Cet ouvrage offre aux professionnels des outils pour structurer leur communication écrite et des méthodes pour construire une stratégie de langage rationnelle, sensible et cohérente. L’entreprise et la marque ne resteront auteurs et maîtres de leurs propos qu’à la condition d’inventer une histoire irriguée par une identité sémantique et des valeurs authentiques. Car conter une histoire, ce n’est pas raconter des histoires.



5 commentaires sur “Storytelling & Brand Content : Frères ennemis ? Un livre répond

  1. N  - 

    Bonjour,

    Je souhaitais partager avec tous ceux qui s’intéressent au storytelling l’information suivante : il s’agit de l’ouverture d’un MOOC (cours en ligne, dispensés par l’Université de Postdam, gratuits) intitulé “The future of storytelling”

    Le MOOC annonce le programme suivant :
    « – storytelling basics,
    – serial formats (on the TV, web and beyond),
    – storytelling in role-playing games,
    – interactive storytelling in video games,
    – transmedia storytelling,
    – alternate-reality gaming,
    – augmented reality and location-based storytelling,
    – the role of tools,
    – interfaces and information architectures in current storytelling. »

    Les cours commencent le 25 octobre 2013, donc j’invite ceux qui voudraient intégrer ce MOOC à ne pas tarder à s’inscrire et à partager au plus vite l’info avec leurs contacts susceptibles d’être intéressés par ce MOOC 🙂

    Plus d’infos sur le MOOC et/ou inscription à l’URL suivante : https://iversity.org/courses/the-future-of-storytelling?r=14bd5

    En espérant rencontrer d’autres lecteurs du blog du communicant dans le cadre du MOOC ! 🙂

  2. Celina  - 

    Bonjour.

    Question : diriez vous « un film est un procédé narratif » ou « un film est la mise en forme d’une matière construite à partir de procédés narratifs »?

    Non je demande car je ne comprends pas bien comment on peut sémantiquement mettre sur le même plan Brand CONTENT (qui signifie CONTENU de marque donc qui désigne un « objet », une matière mise en forme, un livrable, un résultat en quelque sorte », un CONTENU quoi…

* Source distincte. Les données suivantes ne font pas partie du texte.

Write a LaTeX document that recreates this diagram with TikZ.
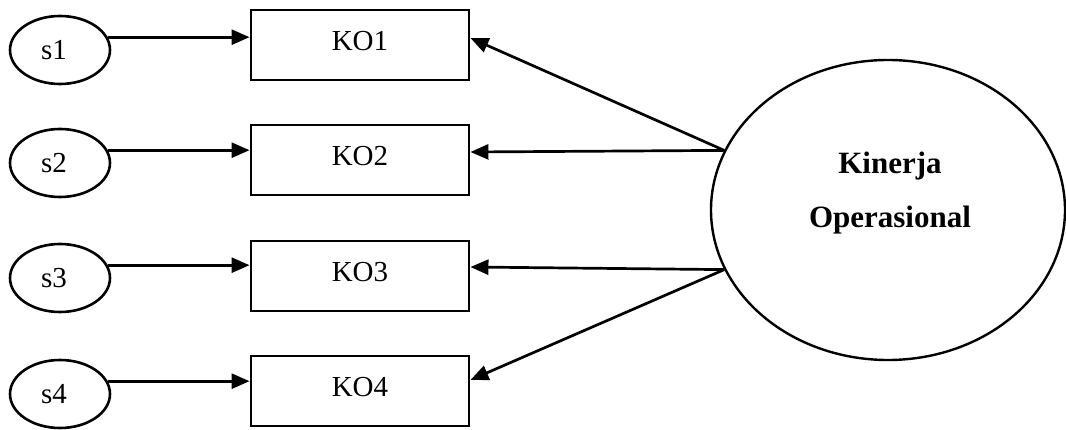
\documentclass[tikz,border=0pt]{standalone}
\usepackage{fontspec}
\setmainfont{Liberation Serif}
\usetikzlibrary{shapes.geometric,arrows.meta,calc}
\begin{document}
\begin{tikzpicture}[x=1pt,y=-1pt,
  errnode/.style={ellipse,draw,line width=2.6pt,minimum width=100pt,minimum height=68pt,inner sep=0pt,font=\fontsize{29}{34}\selectfont,execute at begin node={\hspace*{-12pt}}},
  indbox/.style={rectangle,draw,line width=2.9pt,minimum width=218pt,minimum height=70pt,inner sep=0pt,text depth=8pt,font=\fontsize{29}{34}\selectfont},
  latent/.style={ellipse,draw,line width=2.4pt,minimum width=354pt,minimum height=300pt,inner sep=0pt},
  arr/.style={line width=2.7pt,-{Triangle[length=18pt,width=15pt]}},
]
\useasboundingbox (0,0) rectangle (1066,430);
% indicator boxes
\node[indbox] (k1) at (360,45) {KO1};
\node[indbox] (k2) at (360,160) {KO2};
\node[indbox] (k3) at (360,276) {KO3};
\node[indbox] (k4) at (360,391) {KO4};
% error ellipses
\node[errnode] (s1) at (60,50) {s1};
\node[errnode] (s2) at (60,163) {s2};
\node[errnode] (s3) at (60,278) {s3};
\node[errnode] (s4) at (60,394) {s4};
% latent
\node[latent] (ko) at (888,210) {};
\node[align=center,font=\bfseries\fontsize{31}{54}\selectfont] (kot) at ($(ko.center)+(2,-17)$) {Kinerja\\Operasional};
% error arrows
\foreach \i in {1,2,3,4}{
  \draw[arr] (s\i.15) -- (s\i.15 -| k\i.west);
}
% loading arrows
\coordinate (t1) at ($(k1.east)+(0,-7)$);
\coordinate (t2) at ($(k2.east)+(0,-8)$);
\coordinate (t3) at ($(k3.east)+(0,-9)$);
\coordinate (t4) at ($(k4.east)+(0,-11)$);
\draw[arr] (ko.160) -- (t1);
\draw[arr] (ko.160) -- (t2);
\draw[arr] (ko.200) -- (t3);
\draw[arr] (ko.200) -- (t4);
\end{tikzpicture}
\end{document}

    & STORYTELLING qui est un ensemble de TECHNIQUES (de narration / caractérisation de personnages, etc. reposant sur l’oral / l’écrit / les images) utilisées pour produire des discours, des films, des romans, des bd, des jeux vidéos, des pièces de theâtre, des mythologies etc. Bref = des contenus / oeuvres d’art / éléments de culture.

    Faudra donc expliquer à mon cerveau probablement défaillant comment ces deux notions étant sur deux plans sémantiques différents peuvent être comparées et mise sur le même plan… Comme si je disais « Cuisine et Gâteaux au chocolat : frères ennemis? »

  3. Olivier Caussin  - 

    Fascinant. Est-ce que cela veut dire que Jeanne Bordeau voit le storytelling comme une stratégie et le brand content comme une tactique ? Et que le brand content suit la charte d’expression de l’entreprise alors que le storytelling est plus dicté par l’ADN (les deux étant bien sûr très fortement liés chez les marques fortes) ?

    C’est malin, il faut que je lise, maintenant 😉 Merci pour cet article très intéressant.

    1. Olivier Cimelière  - 

      C’est exactement cela ! Le storytelling est une stratégie long terme qui irrigue et sublime la com de l’entreprise (à condition qu’il repose sur de véritables attributs et pas des inventions). Le brand content est plus ponctuel et adopte des démonstrations sur divers registres autour des produits et des activités.